A simple expansion rule
Increase volume only after two clean sends to the current cohort. Clean means authenticated, low bounce, low complaint, stable open behavior, and no worsening spam placement at Gmail or Hotmail.
Views from the trenches
Best practices
Keep early recovery sends limited to readers with recent, measurable positive engagement.
Use owned channels to explain the incident and ask subscribers to rescue mail from spam.
Track recovery by clean sends and mailbox behavior, not by the number of calendar days.
Common pitfalls
Sending the full list too soon makes the compromise look like an unresolved pattern.
Changing domains, templates, or links during recovery adds noise to reputation signals.

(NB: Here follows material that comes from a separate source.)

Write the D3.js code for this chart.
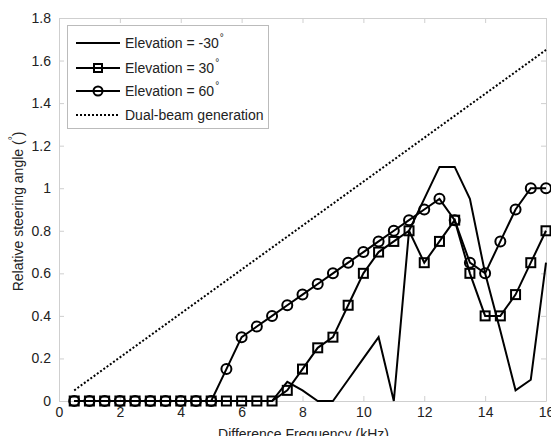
<!DOCTYPE html>
<html>
<head>
<meta charset="utf-8">
<script src="https://cdn.jsdelivr.net/npm/d3@7"></script>
<style>
  body { margin: 0; background: #fff; }
  svg { display: block; font-family: Arial, "Liberation Sans", sans-serif; }
</style>
</head>
<body>
<svg width="551" height="436"></svg>
<script>
// frequency points (kHz)
const freqs = [0.5, 1, 1.5, 2, 2.5, 3, 3.5, 4, 4.5, 5, 5.5, 6, 6.5, 7, 7.5, 8,
  8.5, 9, 9.5, 10, 10.5, 11, 11.5, 12, 12.5, 13, 13.5, 14, 14.5, 15, 15.5, 16];

// steering angle for each elevation
const elevMinus30 = [0, 0, 0, 0, 0, 0, 0, 0, 0, 0, 0, 0, 0, 0, 0.09, 0.05,
  0, 0, 0.1, 0.2, 0.3, 0, 0.8, 0.95, 1.1, 1.1, 0.95, 0.6, 0.33, 0.05, 0.1, 0.65];
const elev30 = [0, 0, 0, 0, 0, 0, 0, 0, 0, 0, 0, 0, 0, 0, 0.05, 0.15,
  0.25, 0.3, 0.45, 0.6, 0.7, 0.75, 0.8, 0.65, 0.75, 0.85, 0.6, 0.4, 0.4, 0.5, 0.65, 0.8];
const elev60 = [0, 0, 0, 0, 0, 0, 0, 0, 0, 0, 0.15, 0.3, 0.35, 0.4, 0.45, 0.5,
  0.55, 0.6, 0.65, 0.7, 0.75, 0.8, 0.85, 0.9, 0.95, 0.85, 0.65, 0.6, 0.75, 0.9, 1.0, 1.0];

// dual-beam generation (straight line)
const dualFreqs = [0.5, 16];
const dualValues = [0.05, 1.65];

const xTicks = [0, 2, 4, 6, 8, 10, 12, 14, 16];
const yTicks = [0, 0.2, 0.4, 0.6, 0.8, 1, 1.2, 1.4, 1.6, 1.8];

const svg = d3.select("svg");
const margin = { top: 18, right: 5, bottom: 35, left: 59 };
const width = 546 - margin.left;
const height = 401 - margin.top;

const x = d3.scaleLinear().domain([0, 16]).range([0, width]);
const y = d3.scaleLinear().domain([0, 1.8]).range([height, 0]);

const g = svg.append("g").attr("transform", `translate(${margin.left},${margin.top})`);

const axisColor = "#cfcfcf";

// axes with inward ticks
function styleAxis(sel) {
  sel.select(".domain").attr("stroke", axisColor);
  sel.selectAll(".tick line").attr("stroke", axisColor);
  sel.selectAll(".tick text")
    .attr("fill", "#222")
    .attr("font-size", 14)
    .attr("font-family", "Arial, 'Liberation Sans', sans-serif");
}

g.append("g")
  .attr("transform", `translate(0,${height})`)
  .call(d3.axisBottom(x).tickValues(xTicks).tickFormat(d3.format("d"))
    .tickSize(-5).tickSizeOuter(0).tickPadding(6))
  .call(styleAxis);

g.append("g")
  .call(d3.axisLeft(y).tickValues(yTicks).tickFormat(d => d === 0 || d === 1 ? d : d.toFixed(1))
    .tickSize(-5).tickSizeOuter(0).tickPadding(8))
  .call(styleAxis);

g.append("g")
  .call(d3.axisTop(x).tickValues(xTicks).tickFormat("").tickSize(-5).tickSizeOuter(0))
  .call(styleAxis);

g.append("g")
  .attr("transform", `translate(${width},0)`)
  .call(d3.axisRight(y).tickValues(yTicks).tickFormat("").tickSize(-5).tickSizeOuter(0))
  .call(styleAxis);

// axis titles
svg.append("text")
  .attr("x", margin.left + width / 2 + 1)
  .attr("y", 439)
  .attr("text-anchor", "middle")
  .attr("font-size", 14)
  .attr("fill", "#222")
  .text("Difference Frequency (kHz)");

const yTitle = svg.append("text")
  .attr("transform", `translate(23,${margin.top + height / 2 + 2}) rotate(-90)`)
  .attr("text-anchor", "middle")
  .attr("font-size", 14)
  .attr("fill", "#222");
yTitle.append("tspan").text("Relative steering angle (");
yTitle.append("tspan").attr("font-size", 10).attr("dy", -7).text("°");
yTitle.append("tspan").attr("dy", 7).text(")");

// series
const line = d3.line()
  .x(d => x(d[0]))
  .y(d => y(d[1]));

function drawSeries(values, marker) {
  const pts = freqs.map((f, i) => [f, values[i]]);
  g.append("path")
    .datum(pts)
    .attr("fill", "none")
    .attr("stroke", "#000")
    .attr("stroke-width", 2)
    .attr("stroke-linejoin", "miter")
    .attr("d", line);
  if (marker === "square") {
    g.selectAll(null)
      .data(pts)
      .join("rect")
      .attr("x", d => x(d[0]) - 4.5)
      .attr("y", d => y(d[1]) - 4.5)
      .attr("width", 9)
      .attr("height", 9)
      .attr("fill", "none")
      .attr("stroke", "#000")
      .attr("stroke-width", 2);
  } else if (marker === "circle") {
    g.selectAll(null)
      .data(pts)
      .join("circle")
      .attr("cx", d => x(d[0]))
      .attr("cy", d => y(d[1]))
      .attr("r", 5)
      .attr("fill", "none")
      .attr("stroke", "#000")
      .attr("stroke-width", 2);
  }
}

drawSeries(elevMinus30, null);
drawSeries(elev30, "square");
drawSeries(elev60, "circle");

g.append("path")
  .datum(dualFreqs.map((f, i) => [f, dualValues[i]]))
  .attr("fill", "none")
  .attr("stroke", "#000")
  .attr("stroke-width", 2)
  .attr("stroke-dasharray", "2,2")
  .attr("d", line);

// legend
const legend = svg.append("g");
legend.append("rect")
  .attr("x", 67.5)
  .attr("y", 25.5)
  .attr("width", 201)
  .attr("height", 103)
  .attr("fill", "#fff")
  .attr("stroke", "#bbb")
  .attr("stroke-width", 1);

const legendItems = [
  { label: "-30", marker: null, dash: null },
  { label: "30", marker: "square", dash: null },
  { label: "60", marker: "circle", dash: null },
  { label: "Dual-beam generation", marker: null, dash: "2,2" }
];
const legendY = [43, 68, 91, 115];

legendItems.forEach((item, i) => {
  const ly = legendY[i];
  legend.append("line")
    .attr("x1", 76).attr("x2", 120)
    .attr("y1", ly).attr("y2", ly)
    .attr("stroke", "#000")
    .attr("stroke-width", 2)
    .attr("stroke-dasharray", item.dash);
  if (item.marker === "square") {
    legend.append("rect")
      .attr("x", 94).attr("y", ly - 4)
      .attr("width", 8).attr("height", 8)
      .attr("fill", "none").attr("stroke", "#000").attr("stroke-width", 2);
  } else if (item.marker === "circle") {
    legend.append("circle")
      .attr("cx", 98).attr("cy", ly).attr("r", 4.5)
      .attr("fill", "none").attr("stroke", "#000").attr("stroke-width", 2);
  }
  const t = legend.append("text")
    .attr("x", 125)
    .attr("y", ly + 5)
    .attr("font-size", 14)
    .attr("fill", "#222");
  if (item.dash) {
    t.text(item.label);
  } else {
    t.append("tspan").text("Elevation = " + item.label);
    t.append("tspan").attr("font-size", 10).attr("dy", -7).attr("dx", 1).text("°");
  }
});
</script>
</body>
</html>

Requesting delisting before fixing the abused path wastes review attempts and time.
Expert tips
Separate containment evidence from rewarm metrics so decisions stay clear and calm.
Give impatient stakeholders a visible off-email task that supports positive signals.
Hold volume steady after a weak send instead of trying to outrun spam placement.
Marketer from Email Geeks says three weeks is early when a weekly sender has only made two or three clean sends after the incident.
2024-07-24 - Email Geeks
Marketer from Email Geeks says owned channels can help by asking real readers to find the newsletter and mark it as not spam.
2024-07-24 - Email Geeks
Practical bottom line
The right answer is patience, but not passive waiting. The sender should prove SES is secure, keep authentication clean, send only to engaged subscribers, use non-email channels to generate positive mailbox actions, and expand volume only after clean sends.
For a weekly publisher, three weeks is not enough evidence to declare the domain recovered or permanently damaged. Six to eight disciplined sends is a more realistic planning window, with faster progress when subscribers actively rescue and engage with the mail.
- Do now: Finish the security audit, confirm authentication, and send only to the best engagement segment.
- Do next: Ask readers through owned channels to find the newsletter, move it out of spam, and engage naturally.
- Do later: Move DMARC policy in stages and return to the full list only after clean mailbox data.